First of all, Ashburton will no longer hold the underlying companies directly, but rather a collection of ETFs. This will make it a feeder fund of funds. We explain feeder funds here and talk about funds of funds here. Thankfully, the exposure of this ETF remains untouched. By buying seven ETFs instead of hundreds of shares and ETFs, the management cost is reduced significantly.
What’s under the hood
To ensure continued exposure to 1200 companies throughout developed and emerging markets, this ETF will now buy seven ETFs. These ETFs will provide exposure to the economies of the USA, Europe, Japan, Canada, Australia, Asia and Latin America.

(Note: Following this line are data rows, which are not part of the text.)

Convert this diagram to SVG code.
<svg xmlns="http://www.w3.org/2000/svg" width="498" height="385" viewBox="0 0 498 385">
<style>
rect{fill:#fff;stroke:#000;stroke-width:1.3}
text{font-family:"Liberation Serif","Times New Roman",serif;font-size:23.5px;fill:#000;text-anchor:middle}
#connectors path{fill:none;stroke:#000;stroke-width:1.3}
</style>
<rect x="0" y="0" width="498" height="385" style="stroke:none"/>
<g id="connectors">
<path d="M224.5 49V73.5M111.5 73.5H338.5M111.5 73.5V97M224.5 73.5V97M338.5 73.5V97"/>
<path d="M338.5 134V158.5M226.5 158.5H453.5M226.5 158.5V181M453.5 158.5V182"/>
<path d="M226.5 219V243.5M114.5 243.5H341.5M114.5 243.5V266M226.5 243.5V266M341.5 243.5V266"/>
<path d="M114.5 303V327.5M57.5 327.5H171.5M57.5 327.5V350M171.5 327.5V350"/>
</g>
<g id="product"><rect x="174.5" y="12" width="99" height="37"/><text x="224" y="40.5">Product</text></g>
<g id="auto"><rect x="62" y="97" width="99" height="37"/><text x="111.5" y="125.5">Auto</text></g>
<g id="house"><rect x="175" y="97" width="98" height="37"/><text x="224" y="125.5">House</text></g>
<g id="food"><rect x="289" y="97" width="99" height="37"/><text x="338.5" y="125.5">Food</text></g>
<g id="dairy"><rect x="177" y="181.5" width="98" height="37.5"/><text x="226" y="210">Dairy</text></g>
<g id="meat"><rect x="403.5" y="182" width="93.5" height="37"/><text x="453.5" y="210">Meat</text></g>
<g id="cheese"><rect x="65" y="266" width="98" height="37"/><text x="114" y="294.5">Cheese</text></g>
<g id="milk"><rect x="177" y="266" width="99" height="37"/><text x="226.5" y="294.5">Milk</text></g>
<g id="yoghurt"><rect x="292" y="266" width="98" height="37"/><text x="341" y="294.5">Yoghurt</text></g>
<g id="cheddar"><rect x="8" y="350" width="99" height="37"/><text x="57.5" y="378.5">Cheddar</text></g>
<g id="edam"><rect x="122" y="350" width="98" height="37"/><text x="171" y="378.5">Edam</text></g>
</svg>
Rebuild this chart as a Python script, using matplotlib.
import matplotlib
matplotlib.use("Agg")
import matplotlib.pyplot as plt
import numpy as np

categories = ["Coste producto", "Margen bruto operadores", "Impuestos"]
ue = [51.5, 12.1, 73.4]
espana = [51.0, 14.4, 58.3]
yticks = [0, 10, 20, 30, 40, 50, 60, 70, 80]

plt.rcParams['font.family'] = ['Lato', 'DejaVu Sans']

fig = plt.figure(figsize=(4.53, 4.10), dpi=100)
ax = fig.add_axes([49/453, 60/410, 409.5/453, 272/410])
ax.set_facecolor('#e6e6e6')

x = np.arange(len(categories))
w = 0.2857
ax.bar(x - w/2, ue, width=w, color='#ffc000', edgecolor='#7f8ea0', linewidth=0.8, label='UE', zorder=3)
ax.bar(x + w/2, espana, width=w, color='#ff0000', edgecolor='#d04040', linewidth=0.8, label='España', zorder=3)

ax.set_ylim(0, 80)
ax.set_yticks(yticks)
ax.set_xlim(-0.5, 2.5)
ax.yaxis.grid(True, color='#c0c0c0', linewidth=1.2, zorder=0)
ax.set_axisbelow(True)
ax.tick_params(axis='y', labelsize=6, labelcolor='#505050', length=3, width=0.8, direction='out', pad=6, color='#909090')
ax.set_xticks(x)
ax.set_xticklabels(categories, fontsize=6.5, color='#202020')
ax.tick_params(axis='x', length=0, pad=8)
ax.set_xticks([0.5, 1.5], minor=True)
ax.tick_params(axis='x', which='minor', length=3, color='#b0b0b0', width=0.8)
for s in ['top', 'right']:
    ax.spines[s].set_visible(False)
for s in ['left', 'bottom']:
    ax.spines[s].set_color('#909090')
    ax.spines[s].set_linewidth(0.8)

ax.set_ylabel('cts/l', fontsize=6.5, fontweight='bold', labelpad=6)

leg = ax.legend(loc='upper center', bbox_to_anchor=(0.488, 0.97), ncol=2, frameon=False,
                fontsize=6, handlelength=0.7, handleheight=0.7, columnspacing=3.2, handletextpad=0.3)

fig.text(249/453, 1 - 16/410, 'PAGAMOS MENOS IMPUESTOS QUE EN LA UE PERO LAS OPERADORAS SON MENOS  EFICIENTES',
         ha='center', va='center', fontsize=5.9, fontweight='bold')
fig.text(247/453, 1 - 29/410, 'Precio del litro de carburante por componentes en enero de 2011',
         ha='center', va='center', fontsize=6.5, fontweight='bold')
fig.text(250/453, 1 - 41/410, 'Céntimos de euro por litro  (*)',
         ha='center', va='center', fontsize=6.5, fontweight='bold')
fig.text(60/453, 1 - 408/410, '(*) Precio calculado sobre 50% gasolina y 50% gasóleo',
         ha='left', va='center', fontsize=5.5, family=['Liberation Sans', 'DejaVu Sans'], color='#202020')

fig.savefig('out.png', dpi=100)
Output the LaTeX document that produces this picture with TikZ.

The Ashburton 1200 is therefore one share that buys the seven ETFs listed below:
- iShares Core S&P 500 ETF
- iShares MSCI Europe UCITS ETF
- iShares S&P/TSX 60 Index ETF
- iShares Core TOPIX ETF
- iShares Asia 50 ETF
- iShares Latin America 40 ETF
- SPDR S&P/ASX 50 Fund
What this means for you
If you already hold the ETF, you get to vote on whether Ashburton can go ahead with these changes. You will be contacted by your stockbroker with instructions around the voting process.
Secondly, the international securities identification number (ISIN) number and the alpha code of the ETF will change. Although the exposure and underlying index of the ETF stays the same, the way in which we get exposure to the constituents of that index has changed and it therefore exists as a new product. Practically, this means the minimum disclosure documents won’t include historical ASHEQF performance and price data.
None of your existing ASHEQF shares will have to be sold or dematerialised, which means no tax events will be triggered by this change.